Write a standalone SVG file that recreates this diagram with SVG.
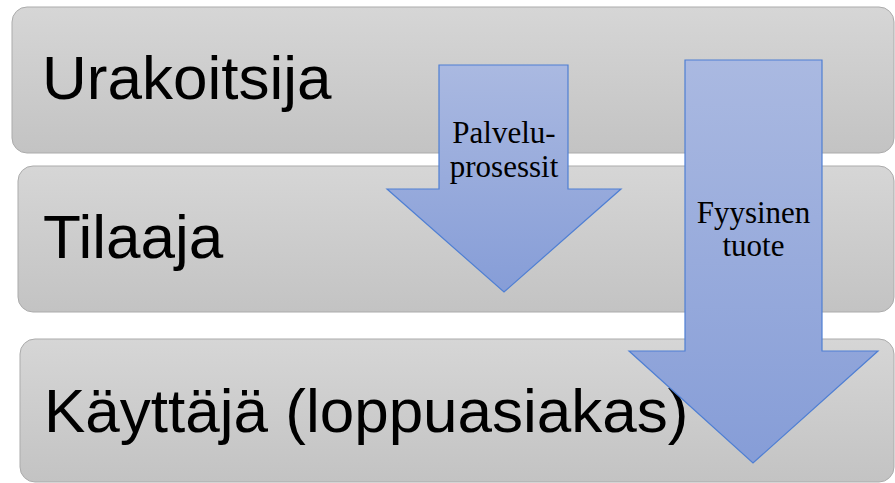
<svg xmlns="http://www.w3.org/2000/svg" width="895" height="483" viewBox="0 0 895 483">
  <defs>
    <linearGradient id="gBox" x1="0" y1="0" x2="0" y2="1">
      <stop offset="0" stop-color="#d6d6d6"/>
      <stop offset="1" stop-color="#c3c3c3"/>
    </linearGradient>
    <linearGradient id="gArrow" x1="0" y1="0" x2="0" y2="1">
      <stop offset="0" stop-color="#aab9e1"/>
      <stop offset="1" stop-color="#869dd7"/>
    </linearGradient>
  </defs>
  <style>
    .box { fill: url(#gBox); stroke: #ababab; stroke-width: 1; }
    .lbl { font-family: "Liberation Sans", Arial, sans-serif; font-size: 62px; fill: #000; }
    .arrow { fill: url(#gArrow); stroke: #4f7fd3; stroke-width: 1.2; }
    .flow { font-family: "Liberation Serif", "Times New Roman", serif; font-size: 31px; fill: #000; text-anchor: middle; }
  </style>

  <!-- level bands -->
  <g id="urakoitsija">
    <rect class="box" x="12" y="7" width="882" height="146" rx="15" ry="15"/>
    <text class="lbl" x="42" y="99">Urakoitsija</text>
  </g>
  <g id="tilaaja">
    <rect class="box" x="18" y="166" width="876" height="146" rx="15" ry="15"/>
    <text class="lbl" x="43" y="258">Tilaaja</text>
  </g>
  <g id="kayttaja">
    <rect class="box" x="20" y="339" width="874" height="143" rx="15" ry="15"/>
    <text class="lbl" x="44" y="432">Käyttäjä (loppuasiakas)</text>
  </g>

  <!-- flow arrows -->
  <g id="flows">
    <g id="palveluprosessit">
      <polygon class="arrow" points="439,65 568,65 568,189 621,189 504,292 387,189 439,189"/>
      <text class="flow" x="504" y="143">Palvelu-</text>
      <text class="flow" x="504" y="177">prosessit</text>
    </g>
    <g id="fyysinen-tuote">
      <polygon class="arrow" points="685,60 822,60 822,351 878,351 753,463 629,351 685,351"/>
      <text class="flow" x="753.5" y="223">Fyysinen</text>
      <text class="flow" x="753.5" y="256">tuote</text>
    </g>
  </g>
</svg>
⁂
Objective: Omit every picture, then reproduce the rest of the listing exactly.

Expected answer:
Write a standalone SVG file that recreates this diagram with SVG.
<svg xmlns="http://www.w3.org/2000/svg" width="895" height="483" viewBox="0 0 895 483">
  <defs>
    <linearGradient id="gBox" x1="0" y1="0" x2="0" y2="1">
      <stop offset="0" stop-color="#d6d6d6"/>
      <stop offset="1" stop-color="#c3c3c3"/>
    </linearGradient>
    <linearGradient id="gArrow" x1="0" y1="0" x2="0" y2="1">
      <stop offset="0" stop-color="#aab9e1"/>
      <stop offset="1" stop-color="#869dd7"/>
    </linearGradient>
  </defs>
  <style>
    .box { fill: url(#gBox); stroke: #ababab; stroke-width: 1; }
    .lbl { font-family: "Liberation Sans", Arial, sans-serif; font-size: 62px; fill: #000; }
    .arrow { fill: url(#gArrow); stroke: #4f7fd3; stroke-width: 1.2; }
    .flow { font-family: "Liberation Serif", "Times New Roman", serif; font-size: 31px; fill: #000; text-anchor: middle; }
  </style>

  <!-- level bands -->
  <g id="urakoitsija">
    <rect class="box" x="12" y="7" width="882" height="146" rx="15" ry="15"/>
    <text class="lbl" x="42" y="99">Urakoitsija</text>
  </g>
  <g id="tilaaja">
    <rect class="box" x="18" y="166" width="876" height="146" rx="15" ry="15"/>
    <text class="lbl" x="43" y="258">Tilaaja</text>
  </g>
  <g id="kayttaja">
    <rect class="box" x="20" y="339" width="874" height="143" rx="15" ry="15"/>
    <text class="lbl" x="44" y="432">Käyttäjä (loppuasiakas)</text>
  </g>

  <!-- flow arrows -->
  <g id="flows">
    <g id="palveluprosessit">
      <polygon class="arrow" points="439,65 568,65 568,189 621,189 504,292 387,189 439,189"/>
      <text class="flow" x="504" y="143">Palvelu-</text>
      <text class="flow" x="504" y="177">prosessit</text>
    </g>
    <g id="fyysinen-tuote">
      <polygon class="arrow" points="685,60 822,60 822,351 878,351 753,463 629,351 685,351"/>
      <text class="flow" x="753.5" y="223">Fyysinen</text>
      <text class="flow" x="753.5" y="256">tuote</text>
    </g>
  </g>
</svg>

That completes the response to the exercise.